Mithridates furthermore offered freedom to slaves which informed on their Italian masters and debt relief to those who slew their creditors. Assassins and informers would share with the Pontic treasury half the properties of those who were killed. Ephesus, Pergamon, Adramyttion, Caunus, Tralles, Nysa, and the island of Chios were all scenes of atrocities. Many of these cities were under the control of tyrants, and many of the inhabitants enthusiastically fell upon their Italian neighbours, who were blamed "for the prevailing climate of aggressive greed[,] acquisitiveness[,] and... malicious litigation".

==Roman response==
The declaration of war was immediate, but implementation of the mandate was delayed by an unrelated civil war already ongoing within the Roman Republic. Sulla received it first from the Senate. After he had taken command of the legions at Nola, a Roman Assembly passed a law stripping him of his authority in favor of Gaius Marius. At the instigation of his men, he marched on Rome to assert the authority of the Senate. Assured of its and his authority, he crossed the Adriatic with minimal troops and no heavy warships, after one year of doing nothing on the eastern front.

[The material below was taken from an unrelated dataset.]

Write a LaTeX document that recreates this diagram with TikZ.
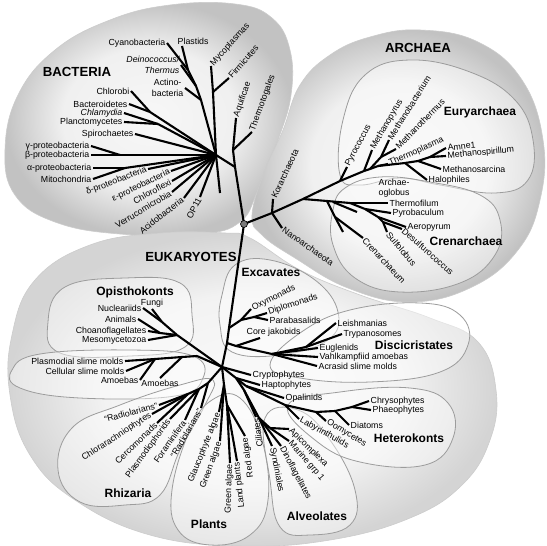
\documentclass[tikz,border=0pt]{standalone}
\usepackage{fontspec}
\setmainfont{Liberation Sans}
\usetikzlibrary{positioning}
\definecolor{Rim}{HTML}{9C9C9C}
\definecolor{Dot}{HTML}{7A7A7A}
\pgfdeclareradialshading{domshade}{\pgfpoint{0bp}{0bp}}{color(0bp)=(black!3); color(15bp)=(black!6); color(25bp)=(black!24); color(50bp)=(black!24)}
\pgfdeclareradialshading{eukshade}{\pgfpoint{0bp}{0bp}}{color(0bp)=(black!2); color(15bp)=(black!5); color(25bp)=(black!17); color(50bp)=(black!17)}
\tikzset{
  lbl/.style={font=\fontsize{8.8}{10.5}\selectfont,inner sep=1.5pt},
  ilbl/.style={lbl,font=\fontsize{8.8}{10.5}\selectfont\itshape},
  grp/.style={font=\fontsize{12}{13}\selectfont\bfseries,inner sep=0pt},
  dom/.style={font=\fontsize{13.2}{14}\selectfont\bfseries,inner sep=0pt},
  branch/.style={line width=2.1pt,line join=round},
  blob/.style={draw=black!20,line width=0.6pt,shading=domshade},
  subblob/.style={draw=Rim,line width=0.8pt,fill=white,fill opacity=0.45},
}
\begin{document}
\begin{tikzpicture}[x=1pt,y=-1pt]
  \useasboundingbox (0,0) rectangle (546,546);
  \fill[white] (0,0) rectangle (546,546);
  \shadedraw[blob] plot[smooth cycle,tension=0.7] coordinates {(5,150) (18,95) (55,50) (110,20) (170,5) (235,4) (272,18) (290,50) (291,95) (278,140) (258,190) (240,222) (200,234) (120,234) (55,222) (15,195)};
  \shadedraw[blob] plot[smooth cycle,tension=0.7] coordinates {(252,215) (265,170) (283,130) (300,85) (330,55) (370,37) (420,30) (478,42) (522,80) (543,140) (540,200) (518,250) (472,287) (410,302) (348,288) (295,258) (262,235)};
  \shadedraw[blob,shading=eukshade] plot[smooth cycle,tension=0.7] coordinates {(12,335) (35,280) (90,245) (160,233) (225,233) (250,238) (300,270) (360,295) (430,318) (478,342) (496,390) (490,440) (462,485) (410,518) (330,540) (240,546) (150,535) (75,500) (30,455) (10,395)};
  \foreach \pts in {
    {(340,175) (343,120) (365,75) (410,60) (470,72) (515,100) (533,140) (528,180) (495,193) (440,185) (400,178) (360,185)},
    {(333,210) (345,188) (380,177) (430,182) (480,195) (500,220) (495,255) (460,283) (400,292) (355,278) (333,245)},
    {(222,295) (235,265) (270,260) (315,280) (338,312) (328,340) (280,355) (232,352) (220,325)},
    {(270,365) (300,333) (350,310) (420,303) (460,315) (468,345) (440,372) (370,382) (300,378)},
    {(48,322) (65,287) (125,278) (180,283) (192,315) (185,347) (130,356) (60,353)},
    {(12,370) (40,354) (130,350) (193,356) (203,378) (175,396) (80,398) (20,388)},
    {(58,470) (72,428) (120,405) (180,385) (213,380) (205,405) (180,450) (160,495) (125,505) (80,502)},
    {(212,400) (240,398) (262,440) (268,500) (250,535) (210,545) (178,530) (172,490) (190,430)},
    {(265,418) (298,410) (330,440) (355,490) (350,525) (310,535) (280,527) (270,480)},
    {(288,405) (340,392) (410,388) (448,403) (453,438) (425,465) (360,462) (315,440)}}
    \draw[subblob] plot[smooth cycle,tension=0.7] coordinates \pts;

  \node[dom] at (77,72) {BACTERIA};
  \node[dom] at (418,48) {ARCHAEA};
  \node[dom] at (191,257) {EUKARYOTES};
  \foreach \px/\py/\txt in {480/112/Euryarchaea, 466/241/Crenarchaea, 271/272/Excavates,
    135/292/Opisthokonts, 414/345/Discicristates, 409/438/Heterokonts, 128/493/Rhizaria,
    209/524/Plants, 317/516/Alveolates}
    \node[grp] at (\px,\py) {\txt};

  \foreach \nm/\px/\py/\anc/\rot/\txt in {
    cyano/167/43/east/0/Cyanobacteria, myco/211/66/west/48/Mycoplasmas, firm/229/78/west/49/Firmicutes,
    aqui/236/118/west/71/Aquificae, thermot/252/132/west/70/Thermotogales,
    chlorobi/131/91/east/0/Chlorobi, bactero/129/104/east/0/Bacteroidetes,
    plancto/124/122/east/0/Planctomycetes, spiro/135/134/east/0/Spirochaetes,
    gamma/91/146/east/0/γ-proteobacteria, beta/91/155/east/0/β-proteobacteria,
    alpha/93/168/east/0/α-proteobacteria, mito/93/179/east/0/Mitochondria,
    delta/148/169/east/21/δ-proteobacteria, eps/171/171/east/26/ε-proteobacteria,
    chlflex/172/181/east/28/Chloroflexi, verru/172/192/east/31/Verrucomicrobia,
    acido/184/198/east/38/Acidobacteria, op/200/197/east/62/OP11,
    kor/273/199/west/65/Korarchaeota, nano/282/228/west/-35/Nanoarchaeota,
    pyro/347/167/west/62/Pyrococcus, metpyr/372/150/west/60/Methanopyrus,
    metbac/389/140/west/58/Methanobacterium, metthe/396/149/west/46/Methanothermus,
    thermop/388/164/west/24/Thermoplasma, amne/446/148/west/6/Amne1,
    metspi/446/156/west/5/Methanospirillum, metsar/441/169/west/0/Methanosarcina,
    halo/427/180/west/0/Halophiles, thermof/388/203/west/0/Thermofilum,
    pyrob/391/213/west/0/Pyrobaculum, aero/406/227/west/0/Aeropyrum,
    desulfo/402/229/west/-41/Desulfurococcus, sulfo/387/232/west/-50/Sulfolobus,
    cren/363/238/west/-47/Crenarchaeum,
    oxy/251/309/west/26/Oxymonads, diplo/267/313/west/18/Diplomonads, para/268/320/west/0/Parabasalids,
    leish/336/323/west/0/Leishmanias, trypa/342/334/west/0/Trypanosomes, eugl/318/348/west/0/Euglenids,
    vahl/318/357/west/0/Vahlkampfiid amoebas, acras/317/366/west/0/Acrasid slime molds,
    nucl/143/308/east/0/Nucleariids, anim/138/319/east/0/Animals,
    choano/148/331/east/0/Choanoflagellates, meso/148/340/east/0/Mesomycetozoa,
    plasmo/125/361/east/0/Plasmodial slime molds, cellu/126/371/east/0/Cellular slime molds,
    amoebL/140/380/east/0/Amoebas,
    chlorar/152/414/east/33/Chlorarachniophytes, cerco/157/423/east/44/Cercomonads,
    plasmod/170/419/east/54/Plasmodiophorids, foram/185/420/east/55/Foraminifera,
    glauco/219/412/east/68/Glaucophyte algae, greenA/220/441/east/70/Green algae,
    greenB/230/463/east/88/Green algae, land/237/461/east/96/Land plants,
    red/245/436/east/98/Red algae, cili/256/417/east/97/Ciliates,
    synd/272/446/west/-79/Syndiniales, dino/281/446/west/-62/Dinoflagellates,
    marine/289/441/west/-49/Marine grp 1, apic/289/429/west/-44/Apicomplexa,
    laby/299/419/west/-29/Labyrinthulids, oomy/326/421/west/-31/Oomycetes,
    diat/349/425/west/0/Diatoms, chryso/369/401/west/0/Chrysophytes, phaeo/371/410/west/0/Phaeophytes,
    crypto/251/375/west/0/Cryptophytes, hapto/260/385/west/0/Haptophytes, opal/284/398/west/0/Opalinids}
    \node[lbl,anchor=\anc,rotate=\rot] (\nm) at (\px,\py) {\txt};
  \node[lbl,anchor=south west] (plast) at (176,46) {Plastids};
  \node[ilbl,anchor=east,align=right] (dein) at (181,65) {Deinococcus/\\Thermus};
  \node[lbl,anchor=east,align=center] (actino) at (185,88) {Actino-\\bacteria};
  \node[ilbl,anchor=east] (chlamy) at (124,113) {Chlamydia};
  \node[lbl,anchor=north west,align=left] (archaeo) at (377,177) {Archae-\\oglobus};
  \node[lbl,anchor=south west] (jakob) at (245,338) {Core jakobids};
  \node[lbl,anchor=south] (fungi) at (152,309) {Fungi};
  \node[lbl,anchor=north] (amoebR) at (160,378) {Amoebas};
  \node[lbl,anchor=east,rotate=15] (radL) at (159,405) {“Radiolarians”};
  \node[lbl,anchor=east,rotate=60] (radR) at (201,408) {“Radiolarians”};

  \foreach \nm/\px/\py in {r/244/224, b1/235/167, b2/233/150, h/216/155, j1/188/70, j2/196/86, j3/201/100,
    m/213/92, cb/150/112, cp/158/124, g/120/155, am/125/168, u0/220/193,
    k/272/213, a2/303/199, e1/340/181, e2/364/171, e2b/370/169, e3a/381/157, e3/378/166,
    e5/405/163, e6/418/161, e7/430/157, c1/327/201, c2/350/203, c3/365/209, c4/378/217, c5/383/222,
    d1/335/217, u1/343/232, u2s/333/202, u2/357/212,
    x1/229/328, x2/227/343, e/222/367, ex1/241/320, ex2/254/317, d0/236/346, dd/272/354, lt/306/347,
    o1/177/335, o2/162/322, o3/160/333, a1/155/359, a2x/182/357, a3/197/356,
    rz0/208/383, rz2/199/389, rz1/188/394, p0/224/385, p1/227/405,
    f1/236/378, f2/246/386, ht0/285/405, ht1/316/412, ht2/335/411, ht3/352/407,
    al0/244/390, al1/259/418, al2/270/428}
    \coordinate (\nm) at (\px,\py);

  \foreach \pa/\pb in {r/b1, b1/b2, b2/aqui.west, b2/thermot.west, b1/h, h/j3, j3/j2, j2/j1,
    j1/cyano.east, j2/dein.east, j3/actino.east, h/m, m/myco.west, m/firm.west,
    h/cb, cb/chlorobi.east, cb/bactero.east, h/cp, cp/chlamy.east, cp/plancto.east, h/spiro.east,
    h/g, g/gamma.east, g/beta.east, h/am, am/alpha.east, am/mito.east,
    h/delta.east, h/eps.east, h/chlflex.east, h/verru.east, h/acido.east, h/op.east, h/u0,
    r/k, k/kor.west, k/nano.west, k/a2, a2/e1, e1/e2, e2/e2b, e2b/e3, e3/e5, e5/e6, e6/e7,
    e1/pyro.west, e2/metpyr.west, e2b/e3a, e3a/metbac.west, e3a/metthe.west, e3/thermop.west,
    e5/halo.west, e6/metsar.west, e7/amne.west, e7/metspi.west,
    a2/c1, c1/c2, c2/thermof.west, c2/c3, c3/pyrob.west, c3/c4, c4/aero.west, c4/c5,
    c5/desulfo.west, c5/sulfo.west, c1/d1, d1/u1, d1/cren.west, u2s/u2,
    r/x1, x1/x2, x2/e, x1/ex1, ex1/oxy.west, ex1/ex2, ex2/diplo.west, ex2/para.west,
    x2/d0, d0/dd, dd/lt, lt/leish.west, lt/trypa.west, dd/eugl.west, dd/vahl.west, dd/acras.west,
    e/o1, o1/o2, o2/fungi.south, o2/nucl.east, o1/o3, o3/anim.east, o3/choano.east, o1/meso.east,
    e/a3, a3/a2x, a2x/amoebR.north, a2x/a1, a1/plasmo.east, a1/cellu.east, a1/amoebL.east,
    e/rz0, rz0/radR.east, rz0/rz2, rz2/foram.east, rz2/plasmod.east, rz2/rz1,
    rz1/cerco.east, rz1/chlorar.east, rz1/radL.east,
    e/p0, p0/glauco.east, p0/greenA.east, p0/p1, p1/greenB.east, p1/land.east, p1/red.east,
    e/crypto.west, e/f1, f1/hapto.west, f1/f2, f2/opal.west, f2/ht0, ht0/ht1, ht1/ht2, ht2/ht3,
    ht0/laby.west, ht1/oomy.west, ht2/diat.west, ht3/chryso.west, ht3/phaeo.west,
    f1/al0, al0/cili.east, al0/al1, al1/synd.west, al1/dino.west, al1/al2, al2/marine.west, al2/apic.west}
    \draw[branch] (\pa) -- (\pb);
  \draw[branch] (j1) -- ([xshift=6pt]plast.south west);
  \draw[branch] (d0) -- ([xshift=15pt]jakob.south west);
  \node[circle,draw,fill=Dot,inner sep=0pt,minimum size=7pt,line width=0.6pt] (root) at (r) {};
\end{tikzpicture}
\end{document}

Meanwhile, Mithridates had created a large fleet that scoured the Aegean of Romans. Pontic forces occupied many vacated parts of the Hellenic world. Mithridates subverted the city of Athens, making use of his partisans there, including the peripatetic philosophers. He could not, however, despite maximum effort, take the port of Rhodes, as the Rhodians were master mariners, on whose ships the Romans had redesigned their own. When Sulla's men finally arrived to conduct a siege of Athens, all mainland Greece had rallied to the Roman cause. A series of conflicts known as the Mithridatic Wars followed.

==Dating of the massacre==
The precise date of the massacre is disputed by modern historians, who have written about the question at length. A. N. Sherwin-White places the event in late 89 or early 88 BC. Ernst Badian, saying "precision seems impossible", places it in the first half of 88 BC, no later than the middle of that year. The name "Vêpres éphésiennes" was coined in 1890 by historian Théodore Reinach to describe the massacre, making a retrospective analogy with the Sicilian Vespers of 1282. Subsequent historians have adopted some variation of the phrase, using Vespers as a euphemism for "massacre".

===Genocide claims===
Some scholars and historians consider these massacres to be a case of genocide.